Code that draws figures
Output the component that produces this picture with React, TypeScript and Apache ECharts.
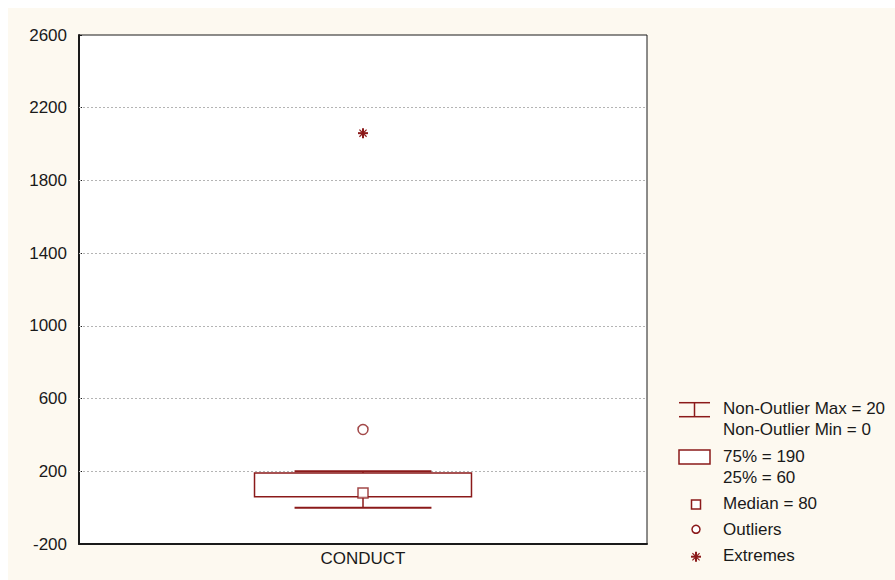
import { useEffect, useRef } from 'react';
import * as echarts from 'echarts';

// Box-whisker summary of the CONDUCT variable
const categories = ['CONDUCT'];
const nonOutlierMin = [0];
const quartile25 = [60];
const medians = [80];
const quartile75 = [190];
const nonOutlierMax = [200];
const outlierValues = [430];
const extremeValues = [2060];
const yTickLabels = [-200, 200, 600, 1000, 1400, 1800, 2200, 2600];

const RED = '#8b1a1a';
const INK = '#1a1a1a';
const FONT = 'Arial, "Liberation Sans", Helvetica, sans-serif';
const FS = 17;

// eight-armed asterisk used for extreme values
const starLines = (cx: number, cy: number, r: number) => {
  const d = r * 0.72;
  return [
    { type: 'line', shape: { x1: cx - r, y1: cy, x2: cx + r, y2: cy }, style: { stroke: RED, lineWidth: 2 } },
    { type: 'line', shape: { x1: cx, y1: cy - r, x2: cx, y2: cy + r }, style: { stroke: RED, lineWidth: 2 } },
    { type: 'line', shape: { x1: cx - d, y1: cy - d, x2: cx + d, y2: cy + d }, style: { stroke: RED, lineWidth: 1.2 } },
    { type: 'line', shape: { x1: cx - d, y1: cy + d, x2: cx + d, y2: cy - d }, style: { stroke: RED, lineWidth: 1.2 } },
  ];
};

const legendText = (x: number, y: number, text: string, extra: any = {}) => ({
  type: 'text',
  x,
  y,
  style: {
    text,
    fill: INK,
    font: `${FS}px ${FONT}`,
    textVerticalAlign: 'middle',
    textAlign: 'left',
    ...extra,
  },
});

export default function App() {
  const ref = useRef<HTMLDivElement>(null);

  useEffect(() => {
    if (!ref.current) return;
    const chart = echarts.init(ref.current, null, { renderer: 'svg' });

    const boxData = categories.map((_, i) => [
      i,
      nonOutlierMin[i],
      quartile25[i],
      quartile75[i],
      nonOutlierMax[i],
    ]);
    const medianData = categories.map((_, i) => [i, medians[i]]);
    const outlierData = outlierValues.map((v) => [0, v]);
    const extremeData = extremeValues.map((v) => [0, v]);

    const yMin = yTickLabels[0];
    const yMax = yTickLabels[yTickLabels.length - 1];
    const yStep = yTickLabels[1] - yTickLabels[0];

    const lx = 671; // legend symbol column
    const tx = 715; // legend text column

    chart.setOption({
      animation: false,
      backgroundColor: '#fdf9f0',
      grid: {
        left: 71,
        top: 27,
        right: 248,
        bottom: 36,
        show: true,
        backgroundColor: '#ffffff',
        borderColor: INK,
        borderWidth: 1,
      },
      xAxis: {
        type: 'category',
        data: categories,
        axisLine: { show: true, onZero: false, lineStyle: { color: INK, width: 2 } },
        axisTick: { show: false },
        axisLabel: { color: INK, fontSize: FS, fontFamily: FONT, margin: 6 },
        splitLine: { show: false },
      },
      yAxis: {
        type: 'value',
        min: yMin,
        max: yMax,
        interval: yStep,
        axisLine: { show: true, onZero: false, lineStyle: { color: INK, width: 2 } },
        axisTick: { show: true, inside: true, length: 3, lineStyle: { color: INK } },
        axisLabel: {
          color: INK,
          fontSize: FS,
          fontFamily: FONT,
          margin: 12,
          formatter: (v: number) => String(v),
        },
        splitLine: { show: false },
      },
      series: [
        {
          type: 'custom',
          name: 'box',
          data: boxData,
          encode: { x: 0, y: [1, 2, 3, 4] },
          z: 3,
          markLine: {
            silent: true,
            z: 1,
            symbol: 'none',
            label: { show: false },
            lineStyle: { color: '#b4b4b4', type: [2, 2], width: 1 },
            data: yTickLabels.filter((v) => v > yMin && v < yMax).map((v) => ({ yAxis: v })),
          },
          renderItem: (_params: any, api: any) => {
            const x = api.value(0);
            const [cx, yLo] = api.coord([x, api.value(1)]);
            const yQ1 = api.coord([x, api.value(2)])[1];
            const yQ3 = api.coord([x, api.value(3)])[1];
            const yHi = api.coord([x, api.value(4)])[1];
            const band = api.size([1, 0])[0];
            const boxW = band * 0.382;
            const capW = band * 0.241;
            return {
              type: 'group',
              children: [
                { type: 'line', shape: { x1: cx, y1: yQ1, x2: cx, y2: yLo }, style: { stroke: RED, lineWidth: 1.5 } },
                { type: 'line', shape: { x1: cx, y1: yQ3, x2: cx, y2: yHi }, style: { stroke: RED, lineWidth: 1.5 } },
                { type: 'line', shape: { x1: cx - capW / 2, y1: yLo, x2: cx + capW / 2, y2: yLo }, style: { stroke: RED, lineWidth: 2 } },
                { type: 'line', shape: { x1: cx - capW / 2, y1: yHi, x2: cx + capW / 2, y2: yHi }, style: { stroke: RED, lineWidth: 2 } },
                {
                  type: 'rect',
                  shape: { x: cx - boxW / 2, y: yQ3, width: boxW, height: yQ1 - yQ3 },
                  style: { fill: 'none', stroke: RED, lineWidth: 1.5 },
                },
              ],
            };
          },
        },
        {
          type: 'scatter',
          name: 'Median',
          data: medianData,
          symbol: 'rect',
          symbolSize: 10,
          z: 4,
          itemStyle: { color: '#ffffff', borderColor: RED, borderWidth: 1.5 },
        },
        {
          type: 'scatter',
          name: 'Outliers',
          data: outlierData,
          symbol: 'circle',
          symbolSize: 10,
          z: 4,
          itemStyle: { color: '#ffffff', borderColor: RED, borderWidth: 1.5 },
        },
        {
          type: 'custom',
          name: 'Extremes',
          data: extremeData,
          z: 4,
          renderItem: (_params: any, api: any) => {
            const [cx, cy] = api.coord([api.value(0), api.value(1)]);
            return { type: 'group', children: starLines(cx, cy, 5) };
          },
        },
      ],
      graphic: [
        // whisker key
        { type: 'line', shape: { x1: lx, y1: 394.7, x2: lx + 31, y2: 394.7 }, style: { stroke: RED, lineWidth: 1.5 } },
        { type: 'line', shape: { x1: lx, y1: 408.7, x2: lx + 31, y2: 408.7 }, style: { stroke: RED, lineWidth: 1.5 } },
        { type: 'line', shape: { x1: lx + 15.5, y1: 394.7, x2: lx + 15.5, y2: 408.7 }, style: { stroke: RED, lineWidth: 1.5 } },
        legendText(tx, 400.5, `Non-Outlier Max = ${nonOutlierMax[0]}`, { width: 166, overflow: 'truncate', ellipsis: '' }),
        legendText(tx, 421, `Non-Outlier Min = ${nonOutlierMin[0]}`),
        // box key
        { type: 'rect', shape: { x: lx, y: 442, width: 31, height: 14 }, style: { fill: '#ffffff', stroke: RED, lineWidth: 1.5 } },
        legendText(tx, 448.7, `75% = ${quartile75[0]}`),
        legendText(tx, 469, `25% = ${quartile25[0]}`),
        // median key
        { type: 'rect', shape: { x: 683.5, y: 492, width: 9, height: 9 }, style: { fill: '#ffffff', stroke: RED, lineWidth: 1.5 } },
        legendText(tx, 495.8, `Median = ${medians[0]}`),
        // outlier key
        { type: 'circle', shape: { cx: 688, cy: 521.3, r: 4 }, style: { fill: '#ffffff', stroke: RED, lineWidth: 1.5 } },
        legendText(tx, 521, 'Outliers'),
        // extreme key
        { type: 'group', children: starLines(688, 548.7, 5) },
        legendText(tx, 547, 'Extremes'),
      ],
    });

    return () => chart.dispose();
  }, []);

  return (
    <div
      ref={ref}
      style={{ position: 'absolute', left: 8, top: 8, width: 887, height: 572 }}
    />
  );
}
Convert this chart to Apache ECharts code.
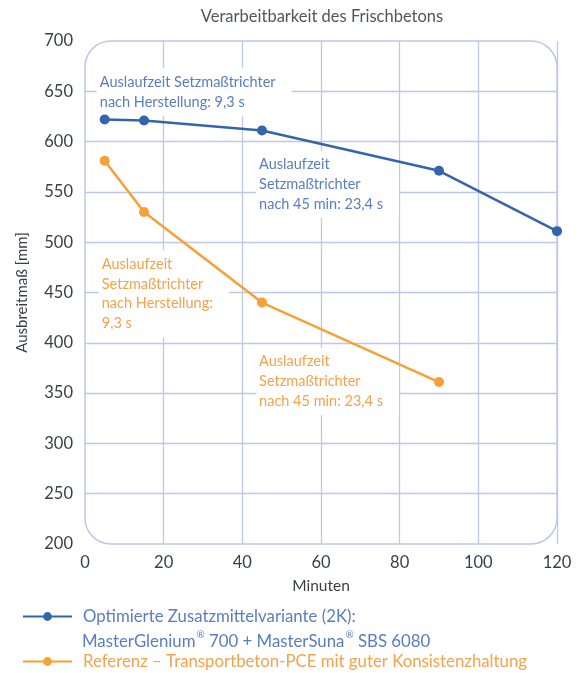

- **The request**: Beginning with the first line of the records above, extract each line exactly through the line that holds "import * as echarts from 'echarts';", both ends included. Omit pictures.

- **Task answer**:
Output the component that produces this picture with React, TypeScript and Apache ECharts.
import { useEffect, useRef } from 'react';
import * as echarts from 'echarts';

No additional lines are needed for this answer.